What you need to do: Skip the pictures, please, and write out exactly the lines from the opening of the data through the line containing "import plotly.graph_objects as go".

• • •

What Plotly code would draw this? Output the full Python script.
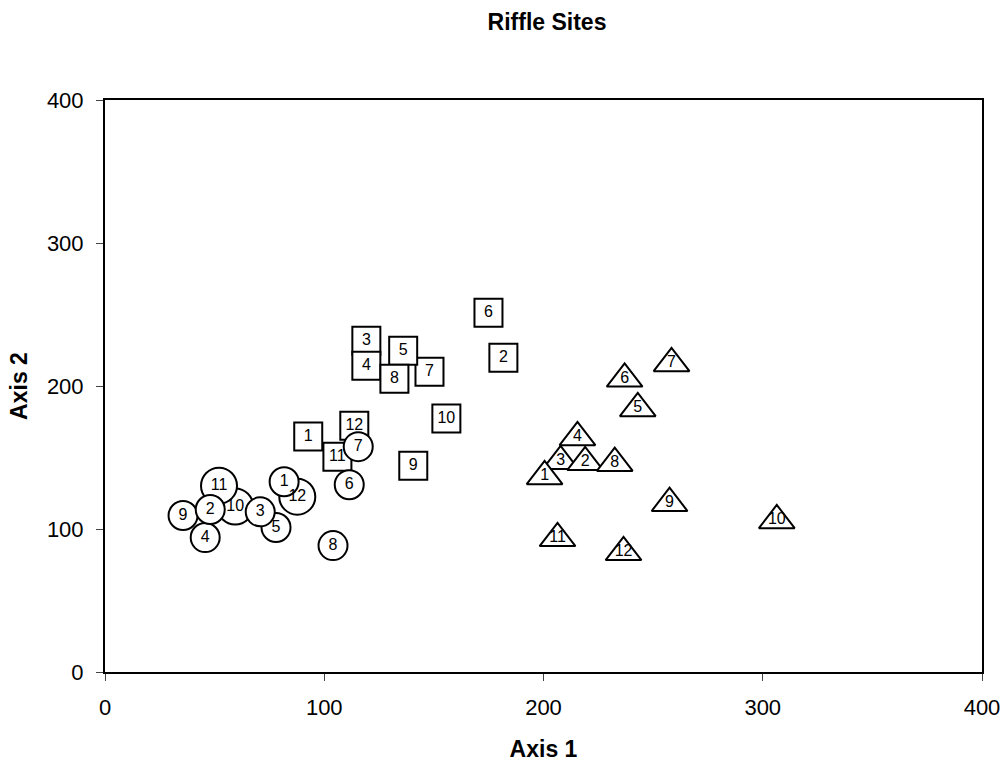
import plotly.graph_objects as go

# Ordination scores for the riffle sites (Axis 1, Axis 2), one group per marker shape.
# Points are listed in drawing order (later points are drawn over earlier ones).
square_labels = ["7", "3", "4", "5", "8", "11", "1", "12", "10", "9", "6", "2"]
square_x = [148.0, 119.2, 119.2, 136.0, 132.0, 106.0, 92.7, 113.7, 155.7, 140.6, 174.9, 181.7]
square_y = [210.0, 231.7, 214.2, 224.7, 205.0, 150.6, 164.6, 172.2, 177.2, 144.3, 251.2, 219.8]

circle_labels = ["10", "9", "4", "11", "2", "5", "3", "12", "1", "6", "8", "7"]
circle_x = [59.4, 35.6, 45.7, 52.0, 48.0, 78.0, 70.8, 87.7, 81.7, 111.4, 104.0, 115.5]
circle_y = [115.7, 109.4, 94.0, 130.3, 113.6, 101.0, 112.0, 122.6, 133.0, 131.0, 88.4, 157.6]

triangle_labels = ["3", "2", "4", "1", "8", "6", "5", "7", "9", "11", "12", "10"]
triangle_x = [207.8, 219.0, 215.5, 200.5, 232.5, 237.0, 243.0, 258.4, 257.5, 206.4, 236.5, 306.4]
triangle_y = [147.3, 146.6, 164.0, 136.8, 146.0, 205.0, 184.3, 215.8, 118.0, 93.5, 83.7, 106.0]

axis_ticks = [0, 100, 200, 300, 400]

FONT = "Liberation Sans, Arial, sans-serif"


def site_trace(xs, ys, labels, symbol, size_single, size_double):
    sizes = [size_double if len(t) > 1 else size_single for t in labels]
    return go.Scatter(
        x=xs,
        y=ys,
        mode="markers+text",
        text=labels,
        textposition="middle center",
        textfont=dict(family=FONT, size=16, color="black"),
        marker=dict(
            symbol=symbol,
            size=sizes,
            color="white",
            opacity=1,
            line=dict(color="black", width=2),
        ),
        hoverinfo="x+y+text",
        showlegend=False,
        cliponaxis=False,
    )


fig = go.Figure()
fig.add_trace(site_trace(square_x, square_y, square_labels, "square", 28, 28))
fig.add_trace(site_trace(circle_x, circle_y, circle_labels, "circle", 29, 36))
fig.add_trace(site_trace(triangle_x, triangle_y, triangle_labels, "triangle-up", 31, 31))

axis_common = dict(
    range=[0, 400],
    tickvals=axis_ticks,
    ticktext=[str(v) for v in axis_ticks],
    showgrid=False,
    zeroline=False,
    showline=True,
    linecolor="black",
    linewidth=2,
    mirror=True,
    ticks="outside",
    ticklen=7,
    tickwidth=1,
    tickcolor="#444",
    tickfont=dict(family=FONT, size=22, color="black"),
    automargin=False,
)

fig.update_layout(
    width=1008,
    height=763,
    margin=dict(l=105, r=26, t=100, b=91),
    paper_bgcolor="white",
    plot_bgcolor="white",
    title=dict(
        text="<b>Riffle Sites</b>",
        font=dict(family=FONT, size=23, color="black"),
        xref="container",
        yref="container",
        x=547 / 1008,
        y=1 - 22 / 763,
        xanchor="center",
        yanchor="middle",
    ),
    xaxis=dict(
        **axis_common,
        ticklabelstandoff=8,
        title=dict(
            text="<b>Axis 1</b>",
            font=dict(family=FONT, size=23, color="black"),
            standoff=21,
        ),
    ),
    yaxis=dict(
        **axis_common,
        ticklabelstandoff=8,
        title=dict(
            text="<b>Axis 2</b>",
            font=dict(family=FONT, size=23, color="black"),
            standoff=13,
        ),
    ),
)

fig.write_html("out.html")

• • •

Task response:
What Plotly code would draw this? Output the full Python script.
import plotly.graph_objects as go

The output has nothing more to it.